- _OBJECTIVE_:
Print the entries verbatim, leaving out the images they contain.

======

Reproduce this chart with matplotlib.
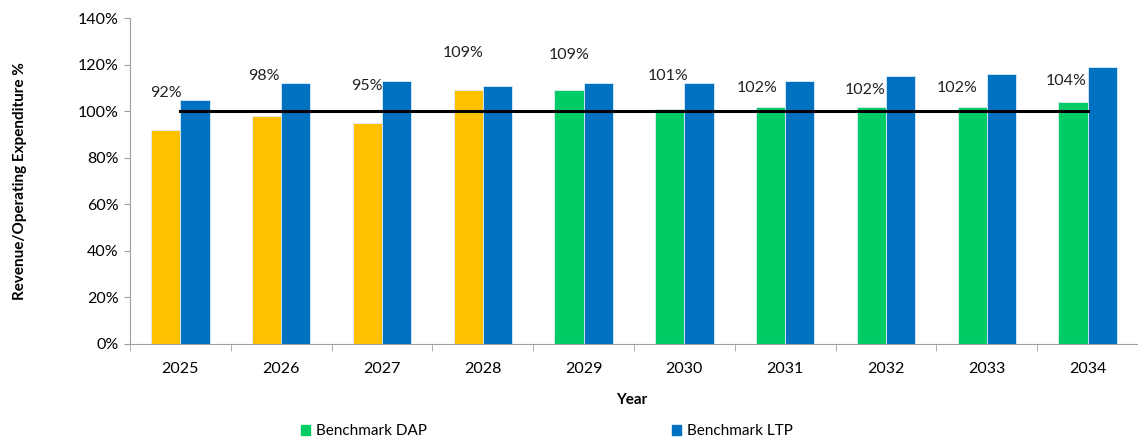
import matplotlib
import numpy as np
import matplotlib.pyplot as plt
from matplotlib.patches import Patch

matplotlib.use('Agg')
plt.rcParams['font.family'] = ['Lato', 'DejaVu Sans']

years = ['2025', '2026', '2027', '2028', '2029', '2030', '2031', '2032', '2033', '2034']
dap = [92, 98, 95, 109, 109, 101, 102, 102, 102, 104]
ltp = [105, 112, 113, 111, 112, 112, 113, 115, 116, 119]
benchmark = [100] * len(years)
# first four DAP years are shown in amber, the rest in green
dap_colors = ['#FFC000'] * 4 + ['#00CC66'] * 6
label_offsets = [16, 17, 16, 16, 15, 14, 8, 7, 8, 9]
label_dx = [0.0, -0.03, 0.0, -0.05, 0.0, -0.02, -0.13, -0.06, -0.15, -0.07]

x = np.arange(len(years))
w = 0.29

fig = plt.figure(figsize=(11.38, 4.41), dpi=100)
ax = fig.add_axes([0.1142, 0.22, 0.8858, 0.739])

ax.bar(x - w / 2, dap, w, color=dap_colors, edgecolor='#DDEBF7', linewidth=0.6)
ax.bar(x + w / 2, ltp, w, color='#0070C0', edgecolor='#DDEBF7', linewidth=0.6)
ax.plot(x, benchmark, color='black', linewidth=2.2)

for i, v in enumerate(dap):
    ax.text(x[i] - w / 2 + label_dx[i], v + label_offsets[i], f'{v}%',
            ha='center', va='center', fontsize=11.5, color='#222222')

ax.set_xlim(-0.5, 9.38)
ax.set_ylim(0, 140)
ax.set_yticks(np.arange(0, 141, 20))
ax.set_yticklabels([f'{t}%' for t in range(0, 141, 20)], fontsize=11.5)
ax.set_xticks(x)
ax.set_xticklabels(years, fontsize=11.5)
ax.set_xticks(np.arange(-0.5, 9.6, 1), minor=True)
ax.tick_params(axis='x', which='major', length=0, pad=13)
ax.tick_params(axis='x', which='minor', length=5, color='#A0A0A0')
ax.tick_params(axis='y', length=4, color='#A0A0A0', pad=4)

for s in ['top', 'right']:
    ax.spines[s].set_visible(False)
for s in ['left', 'bottom']:
    ax.spines[s].set_color('#A0A0A0')

ax.set_ylabel('Revenue/Operating Expenditure %', fontsize=11, fontweight='bold')
ax.yaxis.set_label_coords(-0.102, 0.5)
fig.text(0.555, 0.093, 'Year', fontsize=11, fontweight='bold', ha='center', va='center')

fig.legend(handles=[Patch(color='#00CC66', label='Benchmark DAP')],
           loc='center left', bbox_to_anchor=(0.252, 0.022), frameon=False,
           fontsize=11, handlelength=0.6, handleheight=0.6, handletextpad=0.4)
fig.legend(handles=[Patch(color='#0070C0', label='Benchmark LTP')],
           loc='center left', bbox_to_anchor=(0.578, 0.022), frameon=False,
           fontsize=11, handlelength=0.6, handleheight=0.6, handletextpad=0.4)

fig.savefig('out.png', dpi=100)
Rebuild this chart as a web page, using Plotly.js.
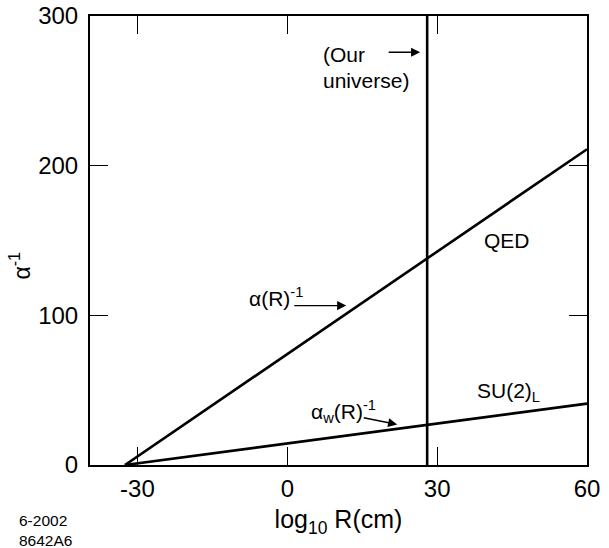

======

- _EXERCISE RESPONSE_:
Reproduce this chart with matplotlib.
import matplotlib
import numpy as np
import matplotlib.pyplot as plt
from matplotlib.patches import Patch

matplotlib.use('Agg')
plt.rcParams['font.family'] = ['Lato', 'DejaVu Sans']

years = ['2025', '2026', '2027', '2028', '2029', '2030', '2031', '2032', '2033', '2034']
dap = [92, 98, 95, 109, 109, 101, 102, 102, 102, 104]
ltp = [105, 112, 113, 111, 112, 112, 113, 115, 116, 119]
benchmark = [100] * len(years)
# first four DAP years are shown in amber, the rest in green
dap_colors = ['#FFC000'] * 4 + ['#00CC66'] * 6
label_offsets = [16, 17, 16, 16, 15, 14, 8, 7, 8, 9]
label_dx = [0.0, -0.03, 0.0, -0.05, 0.0, -0.02, -0.13, -0.06, -0.15, -0.07]

x = np.arange(len(years))
w = 0.29

fig = plt.figure(figsize=(11.38, 4.41), dpi=100)
ax = fig.add_axes([0.1142, 0.22, 0.8858, 0.739])

ax.bar(x - w / 2, dap, w, color=dap_colors, edgecolor='#DDEBF7', linewidth=0.6)
ax.bar(x + w / 2, ltp, w, color='#0070C0', edgecolor='#DDEBF7', linewidth=0.6)
ax.plot(x, benchmark, color='black', linewidth=2.2)

for i, v in enumerate(dap):
    ax.text(x[i] - w / 2 + label_dx[i], v + label_offsets[i], f'{v}%',
            ha='center', va='center', fontsize=11.5, color='#222222')

ax.set_xlim(-0.5, 9.38)
ax.set_ylim(0, 140)
ax.set_yticks(np.arange(0, 141, 20))
ax.set_yticklabels([f'{t}%' for t in range(0, 141, 20)], fontsize=11.5)
ax.set_xticks(x)
ax.set_xticklabels(years, fontsize=11.5)
ax.set_xticks(np.arange(-0.5, 9.6, 1), minor=True)
ax.tick_params(axis='x', which='major', length=0, pad=13)
ax.tick_params(axis='x', which='minor', length=5, color='#A0A0A0')
ax.tick_params(axis='y', length=4, color='#A0A0A0', pad=4)

for s in ['top', 'right']:
    ax.spines[s].set_visible(False)
for s in ['left', 'bottom']:
    ax.spines[s].set_color('#A0A0A0')

ax.set_ylabel('Revenue/Operating Expenditure %', fontsize=11, fontweight='bold')
ax.yaxis.set_label_coords(-0.102, 0.5)
fig.text(0.555, 0.093, 'Year', fontsize=11, fontweight='bold', ha='center', va='center')

fig.legend(handles=[Patch(color='#00CC66', label='Benchmark DAP')],
           loc='center left', bbox_to_anchor=(0.252, 0.022), frameon=False,
           fontsize=11, handlelength=0.6, handleheight=0.6, handletextpad=0.4)
fig.legend(handles=[Patch(color='#0070C0', label='Benchmark LTP')],
           loc='center left', bbox_to_anchor=(0.578, 0.022), frameon=False,
           fontsize=11, handlelength=0.6, handleheight=0.6, handletextpad=0.4)

fig.savefig('out.png', dpi=100)
Rebuild this chart as a web page, using Plotly.js.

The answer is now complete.